Sunday 26 September 2004

Enjoyable re-listen to the F minor violin concerto by Otar Taktakishvili (probably Number 2, dating from 1976, but I must investigate. CD copy from Carlos). Highly capable soloist was Liana Isakadze (Georgia). Not all the Soviet music written and performed 1920-90 was dross. The Taktakishvili is a mixture of Mahler and Rimsky-Korsakov. Enjoyable to sit back and listen to.
Before that, I had basked once again in Patrizia Ciofi and Joyce Di Donato in Handel's opera duets. Bliss! And listened once again to Mendelssohn's Op 80 quartet, which is rapidly becoming one of my "fetish" works. From the heart, to the heart, to paraphrase Beethoven.
Weekend rounded off with an excellent dover sole, plus a rich casserole of ox tale. All is well, for the moment !

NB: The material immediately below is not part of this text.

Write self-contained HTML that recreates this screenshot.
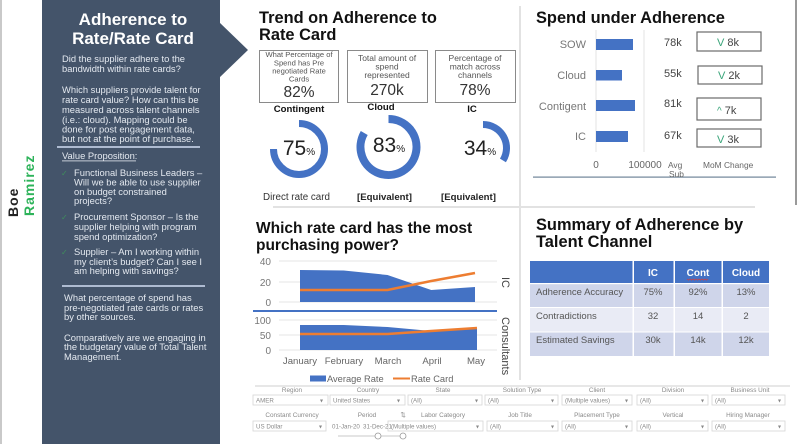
<!DOCTYPE html>
<html><head><meta charset="utf-8">
<style>
html,body{margin:0;padding:0;background:#fff;}
svg{display:block;font-family:"Liberation Sans",Arial,sans-serif;}
</style></head>
<body>
<svg width="798" height="444" viewBox="0 0 798 444" xmlns="http://www.w3.org/2000/svg">
<rect x="0" y="0" width="798" height="444" fill="#fff"/>
<!-- left border -->
<rect x="0" y="0" width="2" height="444" fill="#c9c9c9"/>
<!-- sidebar -->
<rect x="42" y="0" width="178" height="444" fill="#44546a"/>
<polygon points="219,22 248,50 219,78" fill="#44546a"/>
<g fill="#fff" font-weight="bold" font-size="17" text-anchor="middle">
<text x="133" y="25">Adherence to</text>
<text x="133" y="44">Rate/Rate Card</text>
</g>
<g fill="#e4e9f0" font-size="9.4">
<text x="62" y="62">Did the supplier adhere to the</text>
<text x="62" y="72">bandwidth within rate cards?</text>
<text x="62" y="93">Which suppliers  provide talent for</text>
<text x="62" y="103">rate card value?  How can this be</text>
<text x="62" y="113">measured across talent channels</text>
<text x="62" y="123">(i.e.: cloud). Mapping could be</text>
<text x="62" y="132.5">done for post engagement data,</text>
<text x="62" y="142">but not at the point of purchase.</text>
<text x="62" y="159">Value Proposition:</text>
<text x="74" y="176">Functional Business Leaders –</text>
<text x="74" y="185.5">Will we be able to use supplier</text>
<text x="74" y="195">on budget constrained</text>
<text x="74" y="204">projects?</text>
<text x="74" y="220">Procurement Sponsor – Is the</text>
<text x="74" y="230">supplier helping with program</text>
<text x="74" y="240">spend optimization?</text>
<text x="74" y="255">Supplier – Am I working within</text>
<text x="74" y="265">my client’s budget?  Can I see I</text>
<text x="74" y="274">am helping with savings?</text>
<text x="64" y="301">What percentage of spend has</text>
<text x="64" y="311">pre-negotiated rate cards or rates</text>
<text x="64" y="320">by other sources.</text>
<text x="64" y="341">Comparatively are we engaging in</text>
<text x="64" y="350">the budgetary value of Total Talent</text>
<text x="64" y="360">Management.</text>
</g>
<rect x="62" y="160.5" width="74" height="0.8" fill="#e4e9f0"/>
<rect x="57" y="146" width="143" height="2" fill="#aebbd1"/>
<rect x="62" y="285" width="143" height="2" fill="#aebbd1"/>
<g fill="#3f8f5c" font-size="8" font-family="DejaVu Sans,sans-serif">
<text x="61" y="176">✓</text>
<text x="61" y="220">✓</text>
<text x="61" y="255">✓</text>
</g>
<!-- name -->
<text transform="translate(18,217) rotate(-90)" font-size="14" font-weight="bold" fill="#222" letter-spacing="1">Boe</text>
<text transform="translate(34,216) rotate(-90)" font-size="14" font-weight="bold" fill="#2db35a" letter-spacing="1">Ramirez</text>

<!-- panel separators -->
<rect x="519" y="6" width="2" height="374" fill="#e2e2e2"/>
<rect x="795" y="0" width="2" height="205" fill="#9a9a9a"/>
<rect x="273" y="206" width="482" height="2" fill="#e2e2e2"/>
<rect x="533" y="176.5" width="243" height="1.2" fill="#6f8498"/>

<!-- Trend on adherence -->
<g font-weight="bold" font-size="16.4" fill="#111">
<text x="259" y="23">Trend on Adherence to</text>
<text x="259" y="40">Rate Card</text>
<text x="536" y="23">Spend under Adherence</text>
<text x="536" y="230">Summary of Adherence by</text>
<text x="536" y="247">Talent Channel</text>
</g>
<g font-weight="bold" font-size="15.5" fill="#111">
<text x="256" y="233">Which rate card has the most</text>
<text x="256" y="250">purchasing power?</text>
</g>

<g fill="none" stroke="#8a8a8a" stroke-width="1">
<rect x="259.5" y="50.5" width="79" height="52"/>
<rect x="347.5" y="50.5" width="80" height="52"/>
<rect x="435.5" y="50.5" width="80" height="52"/>
</g>
<g fill="#555" text-anchor="middle">
<g font-size="7.6">
<text x="299" y="57">What Percentage of</text>
<text x="299" y="65.5">Spend has Pre</text>
<text x="299" y="73.5">negotiated Rate</text>
<text x="299" y="81.5">Cards</text>
</g>
<g font-size="8.5">
<text x="387" y="61">Total amount of</text>
<text x="387" y="69.5">spend</text>
<text x="387" y="78">represented</text>
<text x="475" y="61">Percentage of</text>
<text x="475" y="69.5">match across</text>
<text x="475" y="78">channels</text>
</g>
<g font-size="15.5" fill="#333">
<text x="299" y="97">82%</text>
<text x="387" y="95">270k</text>
<text x="475" y="95">78%</text>
</g>
</g>
<g font-weight="bold" font-size="9.6" fill="#111" text-anchor="middle">
<text x="299" y="112">Contingent</text>
<text x="381" y="110">Cloud</text>
<text x="472" y="112">IC</text>
</g>
<!-- donuts -->
<g fill="none" stroke="#4472c4">
<path d="M299,123.5 A25.5,25.5 0 1 1 273.5,149" stroke-width="7"/>
<path d="M388.5,119 A28,28 0 1 1 364.25,133" stroke-width="8"/>
<path d="M483,124.5 A23.5,23.5 0 0 1 502.93,160.45" stroke-width="7"/>
</g>
<g fill="#222" text-anchor="middle">
<text x="299" y="155"><tspan font-size="21">75</tspan><tspan font-size="10">%</tspan></text>
<text x="389" y="152"><tspan font-size="21">83</tspan><tspan font-size="10">%</tspan></text>
<text x="480" y="155"><tspan font-size="21">34</tspan><tspan font-size="10">%</tspan></text>
</g>
<text x="263" y="200" font-size="9.8" fill="#333">Direct rate card</text>
<g font-size="9.6" font-weight="bold" fill="#222">
<text x="357" y="200">[Equivalent]</text>
<text x="441" y="200">[Equivalent]</text>
</g>

<!-- Spend under adherence -->
<rect x="595.5" y="30" width="1" height="122" fill="#e3e3e3"/>
<rect x="643.5" y="30" width="1" height="122" fill="#e3e3e3"/>
<g fill="#4472c4">
<rect x="596" y="39" width="37" height="11"/>
<rect x="596" y="70" width="26" height="10.5"/>
<rect x="596" y="100" width="39" height="11"/>
<rect x="596" y="131" width="32" height="11"/>
</g>
<g font-size="11" fill="#777" text-anchor="end">
<text x="586" y="48">SOW</text>
<text x="586" y="79">Cloud</text>
<text x="586" y="110">Contigent</text>
<text x="586" y="140">IC</text>
</g>
<g font-size="11" fill="#444">
<text x="664" y="46">78k</text>
<text x="664" y="77">55k</text>
<text x="664" y="107">81k</text>
<text x="664" y="139">67k</text>
</g>
<g fill="none" stroke="#6a6a6a" stroke-width="1.2">
<rect x="697" y="32" width="64" height="19"/>
<rect x="698" y="66" width="64" height="18"/>
<rect x="697" y="98" width="64" height="22"/>
<rect x="697" y="129" width="64" height="18"/>
</g>
<g font-size="11" fill="#444">
<text x="717" y="46"><tspan fill="#3aa57a">V</tspan> 8k</text>
<text x="718" y="79"><tspan fill="#3aa57a">V</tspan> 2k</text>
<text x="717" y="114"><tspan fill="#3aa57a" font-size="10">^</tspan> 7k</text>
<text x="717" y="143"><tspan fill="#3aa57a">V</tspan> 3k</text>
</g>
<g font-size="10" fill="#666">
<text x="596" y="168" text-anchor="middle">0</text>
<text x="645" y="168" text-anchor="middle">100000</text>
</g>
<g font-size="8.4" fill="#666">
<text x="668" y="168">Avg</text>
<text x="669" y="177">Sub</text>
<text x="703" y="168">MoM Change</text>
</g>

<!-- rate card chart -->
<g stroke="#e6e6e6" stroke-width="1">
<line x1="279" y1="261" x2="497" y2="261"/>
<line x1="279" y1="282" x2="497" y2="282"/>
<line x1="279" y1="302" x2="497" y2="302"/>
<line x1="279" y1="320" x2="497" y2="320"/>
<line x1="279" y1="335" x2="497" y2="335"/>
<line x1="279" y1="350" x2="497" y2="350"/>
</g>
<g font-size="10" fill="#777" text-anchor="end">
<text x="271" y="265">40</text>
<text x="271" y="286">20</text>
<text x="271" y="306">0</text>
<text x="271" y="324">100</text>
<text x="271" y="339">50</text>
<text x="271" y="354">0</text>
</g>
<polygon points="300,302 300,270 343.75,270.5 387.5,275 431.25,290 475,287 475,302" fill="#4472c4"/>
<polyline points="300,290 343.75,290 387.5,290 431.25,281 475,273" fill="none" stroke="#ed7d31" stroke-width="2.5"/>
<polygon points="300,350 300,325 343.75,325 387.5,327 431.25,331 477,328 477,350" fill="#4472c4"/>
<polyline points="300,334 343.75,334 387.5,334 431.25,331 477,328" fill="none" stroke="#ed7d31" stroke-width="2.5"/>
<rect x="253" y="310" width="244" height="2" fill="#4472c4"/>
<g font-size="9.6" fill="#666" text-anchor="middle">
<text x="300" y="364">January</text>
<text x="344" y="364">February</text>
<text x="388" y="364">March</text>
<text x="432" y="364">April</text>
<text x="476" y="364">May</text>
</g>
<g font-size="11" fill="#444">
<text transform="translate(502,277) rotate(90)">IC</text>
<text transform="translate(502,317) rotate(90)">Consultants</text>
</g>
<rect x="310" y="375.5" width="16" height="6" fill="#4472c4"/>
<line x1="393" y1="378.5" x2="410" y2="378.5" stroke="#ed7d31" stroke-width="2"/>
<g font-size="9.3" fill="#666">
<text x="327" y="382">Average Rate</text>
<text x="411" y="382">Rate Card</text>
</g>

<!-- summary table -->
<rect x="530" y="261" width="239" height="22" fill="#4472c4"/>
<rect x="530" y="283" width="239" height="24" fill="#cfd5ea"/>
<rect x="530" y="307" width="239" height="25" fill="#e9ebf5"/>
<rect x="530" y="332" width="239" height="24" fill="#cfd5ea"/>
<g fill="#fff">
<rect x="632.5" y="261" width="1.5" height="95"/>
<rect x="673.5" y="261" width="1.5" height="95"/>
<rect x="721.5" y="261" width="1.5" height="95"/>
<rect x="530" y="283" width="239" height="1.2"/>
<rect x="530" y="307" width="239" height="1"/>
<rect x="530" y="331.5" width="239" height="1"/>
</g>
<g font-size="10" font-weight="bold" fill="#fff" text-anchor="middle">
<text x="653" y="276">IC</text>
<text x="698" y="276">Cont</text>
<text x="746" y="276">Cloud</text>
</g>
<path d="M687,279 l1.5,1.2 1.5,-1.2 1.5,1.2 1.5,-1.2 1.5,1.2 1.5,-1.2 1.5,1.2 1.5,-1.2 1.5,1.2 1.5,-1.2 1.5,1.2 1.5,-1.2 1.5,1.2 1.5,-1.2" fill="none" stroke="#d04040" stroke-width="0.7"/>
<g font-size="9.5" fill="#555">
<text x="536" y="295">Adherence Accuracy</text>
<text x="536" y="319">Contradictions</text>
<text x="536" y="343">Estimated Savings</text>
</g>
<g font-size="9.5" fill="#555" text-anchor="middle">
<text x="653" y="295">75%</text><text x="698" y="295">92%</text><text x="746" y="295">13%</text>
<text x="653" y="319">32</text><text x="698" y="319">14</text><text x="746" y="319">2</text>
<text x="653" y="343">30k</text><text x="698" y="343">14k</text><text x="746" y="343">12k</text>
</g>

<!-- filters -->
<rect x="255" y="385.5" width="535" height="1" fill="#cfcfcf"/>
<g font-size="6.4" fill="#8a8a8a" text-anchor="middle">
<text x="292" y="392">Region</text>
<text x="368" y="392">Country</text>
<text x="443" y="392">State</text>
<text x="522" y="392">Solution Type</text>
<text x="597" y="392">Client</text>
<text x="673" y="392">Division</text>
<text x="750" y="392">Business Unit</text>
<text x="292" y="417">Constant Currency</text>
<text x="367" y="417">Period</text>
<text x="403" y="417">⇅</text>
<text x="443" y="417">Labor Category</text>
<text x="520" y="417">Job Title</text>
<text x="597" y="417">Placement Type</text>
<text x="673" y="417">Vertical</text>
<text x="748" y="417">Hiring Manager</text>
</g>
<g fill="none" stroke="#d5d5d5" stroke-width="0.8">
<rect x="253" y="395" width="75" height="10"/>
<rect x="330" y="395" width="75" height="10"/>
<rect x="408" y="395" width="74" height="10"/>
<rect x="485" y="395" width="73" height="10"/>
<rect x="562" y="395" width="70" height="10"/>
<rect x="637" y="395" width="71" height="10"/>
<rect x="712" y="395" width="73" height="10"/>
<rect x="253" y="421" width="73" height="10"/>
<rect x="388" y="421" width="95" height="10"/>
<rect x="487" y="421" width="71" height="10"/>
<rect x="562" y="421" width="70" height="10"/>
<rect x="637" y="421" width="71" height="10"/>
<rect x="712" y="421" width="73" height="10"/>
</g>
<g font-size="6.2" fill="#8a8a8a">
<text x="256" y="402.5">AMER</text>
<text x="333" y="402.5">United States</text>
<text x="411" y="402.5">(All)</text>
<text x="488" y="402.5">(All)</text>
<text x="565" y="402.5">(Multiple values)</text>
<text x="640" y="402.5">(All)</text>
<text x="715" y="402.5">(All)</text>
<text x="256" y="428.5">US Dollar</text>
<text x="332" y="428.5">01-Jan-20</text>
<text x="363" y="428.5">31-Dec-21</text>
<text x="391" y="428.5">(Multiple values)</text>
<text x="490" y="428.5">(All)</text>
<text x="565" y="428.5">(All)</text>
<text x="640" y="428.5">(All)</text>
<text x="715" y="428.5">(All)</text>
</g>
<g font-size="6" fill="#888">
<text x="320" y="402.5">▾</text><text x="397" y="402.5">▾</text><text x="475" y="402.5">▾</text>
<text x="551" y="402.5">▾</text><text x="625" y="402.5">▾</text><text x="701" y="402.5">▾</text>
<text x="778" y="402.5">▾</text>
<text x="319" y="428.5">▾</text><text x="476" y="428.5">▾</text><text x="551" y="428.5">▾</text>
<text x="625" y="428.5">▾</text><text x="701" y="428.5">▾</text><text x="778" y="428.5">▾</text>
</g>
<line x1="338" y1="436" x2="405" y2="436" stroke="#c8c8c8" stroke-width="1"/>
<circle cx="378" cy="436" r="3" fill="#fff" stroke="#999" stroke-width="0.8"/>
<circle cx="403" cy="436" r="3" fill="#fff" stroke="#999" stroke-width="0.8"/>
</svg>
</body></html>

Saturday 18 September 2004

Handel and Franck / Fauré. First it was sheer bliss to listen to Patrizia Ciofi and Joyce Di Donato singing duets from Handel operas (Virgin Veritas, new release). Handel soars and dives and enchants. This really is a CD to take to Heaven (or elsewhere) with me.
Followed by the elusive Lola Bobescu (with Jacques Genty) in the Franck sonata and the first Fauré sonata. One can only boggle at the fact that semi-contemporaries such as Isaac Stern had great and glorious careers while Bobescu (who was his equal technically and his superior musically) hung around on the edges of a Belgian / Japanese career. Like Ciofi and Di Donato in Handel, Bobescu soars and dives. I must find more of her recordings. Hard to get.
Nachspeisen were Sherry Kloss playing arrangements and transcriptions (on Heifetz's own Tononi violin). CD courtesy of Carlos. Highly enjoyable. A shame no one has really taken on the large-scale arrangement work of Kreisler and Heifetz in the violin world. Anyway; well done Ms Kloss. And the violin sounds just as good as it did back in 1917 on Heifetz's original recordings.


Monday 13 September 2004

This weekend it was Otto Klemperer again; he seems to be becoming my House Conductor. This time it was the 1957 concerts with Claudio Arrau at the Royal Festival Hall, and the piano concertos Nos. 3, 4 and 5 (I was actually in the audience in September 1957 for the fourth concerto!)
I am perfectly happy with these performances and recordings. Don't need any others. Somewhat to my surprise, I particularly enjoyed the third concerto. In the fourth concerto, the orchestral sound is a bit backward. But good, evergreen classics.

Sunday 5 September 2004

Gloroius Bernard Haitink! At 75 years old, his 3 September Promenade concert with the Dresden Staatskapelle Orchestra saw an exemplary performance of Mozart's Jupiter symphony, and a truly marvellous performance of Bruckner's 7th symphony. Listening to this Bruckner performance, it is quite clear that the work demands an orchestra with the sonorities of Central Europe, and a conductor who concentrates on the paragraphs rather on than the sentences. A great, classic account. It's fortunate I captured it on CD.
Another Britten violin concerto! This time played by Frank Peter Zimmermann (broadcast March 2004 from Paris, courtesy of Ronald de Haas). Confirms my love of this concerto. I had never really considered Zimmermann before, but he is revealed here as a major violinist. His encore, Paganini's variations on God Save the King reveals quite incredible virtuosity (unlike the Ricci live recording I have of the piece, with intonation there all over the place).
I must brush up on Zimmerman recordings. I have him playing the Beethoven concerto (with Jeffrey Tate) but it never really registered. Goodness only knows how I am going to find it, in the bowels of my collection, somewhere.